Ficou no ar, como uma esfinge, a pergunta que ninguém se dispôs a formular, com medo da resposta: qual seria o palanque de hoje? (Fica o desafio também para o leitor). Certamente, penso eu, um palanque sem cor, sem história atrás de si e sem multidões à sua frente, sem líderes nem liderados, vazio como está o País de quadros populares, de condutores de massas, de políticos que podem caminhar pelas ruas e praças e tomar café na esquina. A pobreza política de hoje expõe nossa tragédia com a clareza do sol de meio-dia: a ausência de biografias, e biografias de estadistas não se fazem da noite para o dia, não se fabricam em série. Elas resultam da lenta acumulação do processo histórico, que mais exclui do que incorpora, num severíssimo processo de seleção.
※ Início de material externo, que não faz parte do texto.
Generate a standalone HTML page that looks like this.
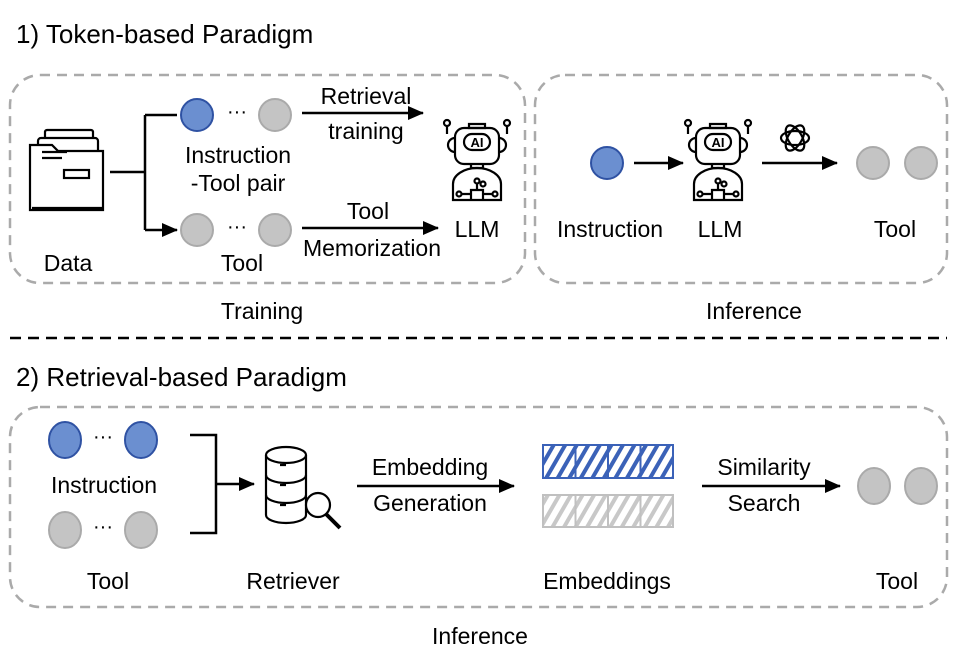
<!DOCTYPE html>
<html><head><meta charset="utf-8"><style>
html,body{margin:0;padding:0;background:#fff;}
svg{display:block;}
text{font-family:"Liberation Sans",sans-serif;fill:#000;}
</style></head><body>
<svg width="957" height="657" viewBox="0 0 957 657" xmlns="http://www.w3.org/2000/svg">
<defs>
<marker id="ah" markerWidth="16" markerHeight="14" refX="15" refY="7" orient="auto" markerUnits="userSpaceOnUse" viewBox="0 0 16 14"><path d="M0,0 L16,7 L0,14 z" fill="#000"/></marker>
<g id="robot" fill="none" stroke="#000" stroke-width="2.2">
  <rect x="-22" y="8" width="44" height="36" rx="9"/>
  <rect x="-13" y="14" width="26" height="16" rx="8"/>
  <path d="M-8,4 h16 v4 h-16z"/>
  <circle cx="-30" cy="3" r="3"/><circle cx="30" cy="3" r="3"/>
  <path d="M-30,6 v8 M30,6 v8"/>
  <path d="M-22,18 a6,6 0 0 0 0,14 M22,18 a6,6 0 0 1 0,14"/>
  <path d="M-6,44 v4 h12 v-4"/>
  <path d="M-24,80 v-16 a24,16 0 0 1 48,0 v16 z"/>
  <path d="M-6,80 v-10 h12 v10 M0,70 v-6 M-6,74 h-10 M6,74 h10"/>
  <circle cx="0" cy="61" r="2.5"/><circle cx="-18" cy="74" r="2.5"/><circle cx="18" cy="74" r="2.5"/><circle cx="6" cy="64" r="2.5"/>
  <text x="0" y="27" font-size="13" text-anchor="middle" stroke="none" fill="#000" font-weight="bold">AI</text>
</g>
<pattern id="hb" width="10" height="10" patternUnits="userSpaceOnUse" patternTransform="rotate(30)"><rect width="10" height="10" fill="#fff"/><rect width="4" height="10" fill="#3b62b8"/></pattern>
<pattern id="hg" width="10" height="10" patternUnits="userSpaceOnUse" patternTransform="rotate(30)"><rect width="10" height="10" fill="#fff"/><rect width="4" height="10" fill="#c8c8c8"/></pattern>
</defs>

<text x="16" y="43" font-size="26">1) Token-based Paradigm</text>
<rect x="10" y="75" width="515" height="208" rx="30" fill="none" stroke="#aaa" stroke-width="2.5" stroke-dasharray="10,7"/>
<rect x="535" y="75" width="412" height="208" rx="30" fill="none" stroke="#aaa" stroke-width="2.5" stroke-dasharray="10,7"/>

<g fill="#fff" stroke="#000" stroke-width="2.2">
  <rect x="45" y="130" width="48" height="40" rx="2"/>
  <rect x="38" y="138" width="60" height="70" rx="3"/>
  <path d="M30,210 v-65 h22 l6,6 h45 v59 z"/>
  <path d="M32,208 h70"/>
  <rect x="64" y="170" width="25" height="8"/>
  <path d="M42,152 h25 M42,158 h20" fill="none"/>
</g>
<text x="68" y="271" font-size="23" text-anchor="middle">Data</text>
<path d="M110,172 H145 M145,115 V230" stroke="#000" stroke-width="2.5" fill="none"/>
<path d="M145,115 H177 M145,230 H177" stroke="#000" stroke-width="2.5" marker-end="url(#ah)"/>
<circle cx="197" cy="115" r="16" fill="#6b8fd0" stroke="#2f52a3" stroke-width="2"/>
<text x="237" y="118" font-size="20" text-anchor="middle">···</text>
<circle cx="275" cy="115" r="16" fill="#c4c4c4" stroke="#aaa" stroke-width="2"/>
<text x="238" y="163" font-size="23" text-anchor="middle">Instruction</text>
<text x="238" y="191" font-size="23" text-anchor="middle">-Tool pair</text>
<circle cx="197" cy="230" r="16" fill="#c4c4c4" stroke="#aaa" stroke-width="2"/>
<text x="237" y="233" font-size="20" text-anchor="middle">···</text>
<circle cx="275" cy="230" r="16" fill="#c4c4c4" stroke="#aaa" stroke-width="2"/>
<text x="242" y="271" font-size="23" text-anchor="middle">Tool</text>
<path d="M302,113 H423" stroke="#000" stroke-width="2.5" marker-end="url(#ah)"/>
<text x="366" y="104" font-size="23" text-anchor="middle">Retrieval</text>
<text x="366" y="139" font-size="23" text-anchor="middle">training</text>
<path d="M302,228 H438" stroke="#000" stroke-width="2.5" marker-end="url(#ah)"/>
<text x="368" y="219" font-size="23" text-anchor="middle">Tool</text>
<text x="372" y="256" font-size="23" text-anchor="middle">Memorization</text>
<use href="#robot" x="477" y="120"/>
<text x="477" y="237" font-size="23" text-anchor="middle">LLM</text>

<circle cx="607" cy="163" r="16" fill="#6b8fd0" stroke="#2f52a3" stroke-width="2"/>
<path d="M634,163 H683" stroke="#000" stroke-width="2.5" marker-end="url(#ah)"/>
<use href="#robot" x="718" y="120"/>
<text x="610" y="237" font-size="23" text-anchor="middle">Instruction</text>
<text x="720" y="237" font-size="23" text-anchor="middle">LLM</text>
<g fill="none" stroke="#000" stroke-width="2.2" transform="translate(795,138)">
  <ellipse rx="14" ry="7"/><ellipse rx="14" ry="7" transform="rotate(60)"/><ellipse rx="14" ry="7" transform="rotate(120)"/>
</g>
<path d="M762,163 H837" stroke="#000" stroke-width="2.5" marker-end="url(#ah)"/>
<circle cx="873" cy="163" r="16" fill="#c4c4c4" stroke="#aaa" stroke-width="2"/>
<circle cx="921" cy="163" r="16" fill="#c4c4c4" stroke="#aaa" stroke-width="2"/>
<text x="895" y="237" font-size="23" text-anchor="middle">Tool</text>

<text x="262" y="319" font-size="23" text-anchor="middle">Training</text>
<text x="754" y="319" font-size="23" text-anchor="middle">Inference</text>
<path d="M10,338 H947" stroke="#000" stroke-width="2.5" stroke-dasharray="11,7"/>

<text x="16" y="386" font-size="26">2) Retrieval-based Paradigm</text>
<rect x="10" y="407" width="937" height="200" rx="30" fill="none" stroke="#aaa" stroke-width="2.5" stroke-dasharray="10,7"/>
<ellipse cx="65" cy="440" rx="16" ry="18" fill="#6b8fd0" stroke="#2f52a3" stroke-width="2"/>
<text x="103" y="443" font-size="20" text-anchor="middle">···</text>
<ellipse cx="141" cy="440" rx="16" ry="18" fill="#6b8fd0" stroke="#2f52a3" stroke-width="2"/>
<text x="104" y="493" font-size="23" text-anchor="middle">Instruction</text>
<ellipse cx="65" cy="530" rx="16" ry="18" fill="#c4c4c4" stroke="#aaa" stroke-width="2"/>
<text x="103" y="533" font-size="20" text-anchor="middle">···</text>
<ellipse cx="141" cy="530" rx="16" ry="18" fill="#c4c4c4" stroke="#aaa" stroke-width="2"/>
<text x="108" y="589" font-size="23" text-anchor="middle">Tool</text>
<path d="M190,435 H216 V533 H190" stroke="#000" stroke-width="2.5" fill="none"/>
<path d="M216,484 H254" stroke="#000" stroke-width="2.5" marker-end="url(#ah)"/>
<g fill="#fff" stroke="#000" stroke-width="2.2">
  <path d="M266,455 v60 a20,8 0 0 0 40,0 v-60"/>
  <ellipse cx="286" cy="455" rx="20" ry="8"/>
  <path d="M266,475 a20,8 0 0 0 40,0 M266,495 a20,8 0 0 0 40,0" fill="none"/>
  <circle cx="318" cy="505" r="12"/>
  <path d="M326,514 l14,14" stroke-width="4"/>
  <path d="M280,485 h6 M280,505 h6 M280,465 h6"/>
</g>
<text x="293" y="589" font-size="23" text-anchor="middle">Retriever</text>
<path d="M357,486 H514" stroke="#000" stroke-width="2.5" marker-end="url(#ah)"/>
<text x="430" y="475" font-size="23" text-anchor="middle">Embedding</text>
<text x="430" y="511" font-size="23" text-anchor="middle">Generation</text>
<rect x="543" y="445" width="130" height="33" fill="url(#hb)" stroke="#3b62b8" stroke-width="2"/>
<path d="M575.5,445 v33 M608,445 v33 M640.5,445 v33" stroke="#3b62b8" stroke-width="2"/>
<rect x="543" y="495" width="130" height="32" fill="url(#hg)" stroke="#c0c0c0" stroke-width="2"/>
<path d="M575.5,495 v32 M608,495 v32 M640.5,495 v32" stroke="#c0c0c0" stroke-width="2"/>
<text x="607" y="589" font-size="23" text-anchor="middle">Embeddings</text>
<path d="M702,486 H840" stroke="#000" stroke-width="2.5" marker-end="url(#ah)"/>
<text x="764" y="475" font-size="23" text-anchor="middle">Similarity</text>
<text x="764" y="511" font-size="23" text-anchor="middle">Search</text>
<ellipse cx="874" cy="486" rx="16" ry="18" fill="#c4c4c4" stroke="#aaa" stroke-width="2"/>
<ellipse cx="921" cy="486" rx="16" ry="18" fill="#c4c4c4" stroke="#aaa" stroke-width="2"/>
<text x="897" y="589" font-size="23" text-anchor="middle">Tool</text>
<text x="480" y="644" font-size="23" text-anchor="middle">Inference</text>
</svg>
</body></html>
Mas o problema aflorado pelo debate não se conforma na ausência e pobreza de agentes do processo histórico, posto que contamina as instituições republicanas.
E é disto que se cuida.
Não se trata, pois – e há muito o que lamentar –, da pobreza específica deste ou daquele fazer político, pois a crise de representação se espalha como metástase por todo o corpo social, engolfando a todos na mesma mediocridade que perversamente domina a vida parlamentar, domina a governança, domina governantes e oposicionistas, domina o Judiciário, porque domina a vida pública em geral, nela incluído o ofício jornalístico que, com surpreendente desenvoltura, logo se adaptou à nova ordem da mediocridade, que aprofunda e estimula, porque sua seiva passou a ser a pasmaceira intelectual atrás da qual se esconde.
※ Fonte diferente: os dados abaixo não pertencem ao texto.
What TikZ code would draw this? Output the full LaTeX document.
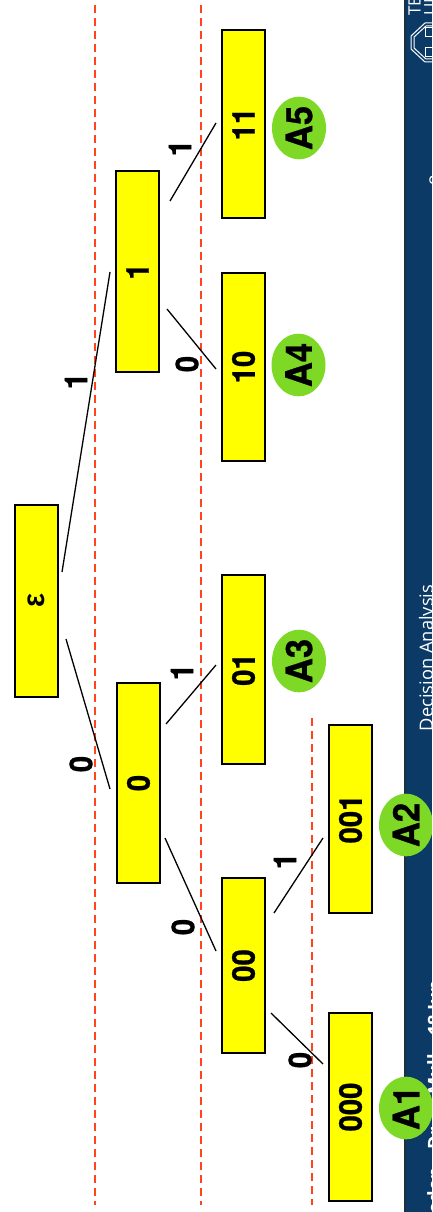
\documentclass[tikz,border=0pt]{standalone}
\usepackage{fontspec}
\setmainfont{TeX Gyre Heros}
\newfontfamily\greekfont{Liberation Sans}
\newfontfamily\footfont{Open Sans}
\newfontfamily\heavyfont[FakeBold=0.8]{TeX Gyre Heros Bold}
\definecolor{panelblue}{RGB}{11,58,102}
\definecolor{panelline}{RGB}{30,47,64}
\definecolor{limegreen}{RGB}{126,217,38}
\definecolor{dashred}{RGB}{255,69,32}
\definecolor{boxyellow}{RGB}{255,255,0}
\newcommand{\lbl}[1]{\rotatebox{90}{\scalebox{.93}[1]{\heavyfont\fontsize{31.5}{31.5}\selectfont #1}}}
\newcommand{\albl}[1]{\rotatebox{90}{\scalebox{.95}[1]{\heavyfont\fontsize{36.5}{36.5}\selectfont #1}}}
\newcommand{\foot}[1]{\rotatebox{90}{\footfont #1}}
\usetikzlibrary{shapes.geometric}
\tikzset{
 x=1pt,y=-1pt,
 codebox/.style={draw=black,line width=1.4pt,fill=boxyellow,minimum width=43pt,inner sep=0pt},
 answer/.style={ellipse,fill=limegreen,minimum width=54pt,minimum height=62pt,inner sep=0pt},
 edgelabel/.style={inner sep=0pt},
 link/.style={line width=1.3pt,black},
 level/.style={line width=2pt,dashred,dash pattern=on 8pt off 5pt},
 logoline/.style={white,line width=1pt},
 foottext/.style={white,inner sep=0pt,font=\fontsize{18.3}{18.3}\selectfont}
}
\begin{document}
\begin{tikzpicture}
\useasboundingbox (0,0) rectangle (432,1212);
\clip (0,0) rectangle (432,1212);
\fill[white] (0,0) rectangle (432,1212);
% footer panel
\fill[panelblue] (405,0) rectangle (432,1212);
\draw[panelline,line width=1.5pt] (405,0) -- (405,1212);
\node[foottext,anchor=center] (title) at (428,658) {\foot{Decision Analysis}};
\node[foottext,anchor=center] (page) at (436,180) {\foot{8}};
\node[foottext,anchor=south west,font=\fontsize{18.3}{18.3}\selectfont\bfseries] (authors) at (427,1226) {\foot{Boden\quad Dr. B. Mull\quad 18 Jun}};
\node[foottext,anchor=south west,font=\fontsize{17}{17}\selectfont] (uni1) at (408,16) {\foot{TECHNISCHE}};
\node[foottext,anchor=south west,font=\fontsize{17}{17}\selectfont] (uni2) at (421,16) {\foot{UNIVERSIT\"AT}};
% logo
\draw[logoline] (440,23) -- (425,23) -- (411,36) -- (411,49) -- (425,62) -- (440,62);
\draw[logoline] (440,26) -- (426,26) -- (414,37) -- (414,48) -- (426,59) -- (440,59);
\draw[logoline] (440,28) -- (425,28) -- (425,37) -- (440,37);
\draw[logoline] (440,48) -- (425,48) -- (425,57) -- (440,57);
% level lines
\draw[level] (94.5,5) -- (94.5,1205);
\draw[level] (201,5) -- (201,1205);
\draw[level] (312,718) -- (312,1205);
% boxes
\node[codebox,minimum height=192pt] (eps) at (36.5,601) {\rotatebox{90}{\scalebox{.95}[1]{\greekfont\fontsize{31}{31}\selectfont\bfseries ε}}};
\node[codebox,minimum height=200pt] (n0) at (138.5,783) {\lbl{0}};
\node[codebox,minimum height=201pt] (n1) at (137.5,271.5) {\lbl{1}};
\node[codebox,minimum height=175pt] (n00) at (243.5,965.5) {\lbl{00}};
\node[codebox,minimum height=189pt] (n01) at (243.5,669.5) {\lbl{01}};
\node[codebox,minimum height=188pt] (n10) at (243.5,367) {\lbl{10}};
\node[codebox,minimum height=188pt] (n11) at (243.5,124) {\lbl{11}};
\node[codebox,minimum height=188pt] (n000) at (350.5,1107) {\lbl{000}};
\node[codebox,minimum height=188pt] (n001) at (350.5,819) {\lbl{001}};
% answer discs
\node[answer] (a1) at (406,1108) {\albl{A1}};
\node[answer] (a2) at (406,825) {\albl{A2}};
\node[answer] (a3) at (299,661) {\albl{A3}};
\node[answer] (a4) at (298.5,365) {\albl{A4}};
\node[answer] (a5) at (299,128) {\albl{A5}};
% connectors
\draw[link] ([shift={(29.5,38)}]eps.center) -- ([shift={(-28.5,6)}]n0.center);
\draw[link] ([shift={(25.5,-29)}]eps.center) -- ([shift={(-27.5,.5)}]n1.center);
\draw[link] ([shift={(26.5,55)}]n0.center) -- ([shift={(-27.5,-14.5)}]n00.center);
\draw[link] ([shift={(27.5,-59)}]n0.center) -- ([shift={(-27.5,-4.5)}]n01.center);
\draw[link] ([shift={(27.5,47.5)}]n00.center) -- ([shift={(-27.5,-43)}]n000.center);
\draw[link] ([shift={(30.5,-52.5)}]n00.center) -- ([shift={(-27.5,19)}]n001.center);
\draw[link] ([shift={(29.5,37.5)}]n1.center) -- ([shift={(-27.5,2)}]n10.center);
\draw[link] ([shift={(32.5,-70.5)}]n1.center) -- ([shift={(-27.5,-1)}]n11.center);
% edge labels
\node[edgelabel] (l0) at (81,764) {\lbl{0}};
\node[edgelabel] (l1) at (76,381) {\lbl{1}};
\node[edgelabel] (l00) at (183,927) {\lbl{0}};
\node[edgelabel] (l01) at (182,672) {\lbl{1}};
\node[edgelabel] (l000) at (300,1060) {\lbl{0}};
\node[edgelabel] (l001) at (285,861) {\lbl{1}};
\node[edgelabel] (l10) at (187,364) {\lbl{0}};
\node[edgelabel] (l11) at (180,148) {\lbl{1}};
\end{tikzpicture}
\end{document}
A crise, porém, pervade todo o tecido social.
Um grande líder nacional, que surgiu na política depois dos anos setenta, comentava comigo, faz dias, ser um homem de muita sorte por haver vivido e feito política num momento riquíssimo da vida nacional. E apontava haver visto as greves do ABC, as campanhas pela Anistia e pelas ‘Diretas Já’, das quais participara, a queda da ditadura e a retomada democrática, da qual fora ator. Havia acompanhado, como todos nós, o surgimento de artistas e compositores como Chico Buarque, Gilberto Gil e Caetano Veloso, havia torcido pelo esfuziante futebol brasileiro, para chorar diante de nossa última participação em Copa do Mundo. Que poderão contar amanhã, para seus filhos, as gerações de hoje? De qual Brasil terão memória?
A política, de há muito, deixou de ser o estuário do civismo (palavra condenada como anacrônica), para transformar-se no espaço das revoluções pessoais. Reduzida ao pragmatismo rasteiro, fez-se mãe e filha da desnaturação do sistema de partidos, no mais das vezes meras corporações de interesses escusos. Partidos sem política, sem programas, sem projeto de sociedade, sem projeto de Brasil e muito menos visão ideológica do mundo. Partidos-negócio, partidos lobbies, donde políticos igualmente descomprometidos com o interesse publico. Para o cidadão, o eleitor, o homem comum, este que realmente faz o país, os partidos são instrumentos sem serventia, cuja função ignora no processo democrático representativo que não entende.
Como falar, portanto, em ‘instituições robustas’ se a democracia representativa carece de partidos e os partidos de lideranças; se o político é malvisto e a política, por consequência, é abjurada, com razão, pelo eleitor que vai às ruas para dizer que não se identifica com o fazer político, que nutre desprezo pelos políticos, e simplesmente ignora os partidos, esse instrumento de mediação insubstituível nas democracias de massas?
O fato objetivo é a crise política (de que, nesse caso, a crise econômica é uma derivação), e nela a crise do segundo mandato da presidente Dilma é um ponto relevante, mas não é o todo. A crise profunda, mãe de todas as demais, é a crise da representação, resumida no fato de o eleitor não se identificar com o mandatário que acaba de eleger. Causa e efeito ao mesmo tempo, cupim que pode correr a instituição democrática, a crise de representação está no centro de tudo. Não se trata de problema jurídico a ser resolvido pela alquimia dos constitucionalistas sempre à mão.
Ingrediente perigoso da crise é a exaustão do presidencialismo tal o praticamos, a degeneração terminal do ‘presidencialismo de coalizão’ apressada por um sistema eleitoral canhestro que favorece a malversação do voto mediante o financiamento empresarial de campanhas, a violência do poder econômico e o abuso do poder econômico. Ingrediente perigoso é a falência do sistema de partidos, exaurido pela ausência de matéria prima. O que não se resolve apenas com mecanismos legislativos.
Sem povo se expressando e sendo ouvido e se identificando com o que fazem e dizem seus representantes, não há possibilidade de instituições acima de qualquer risco.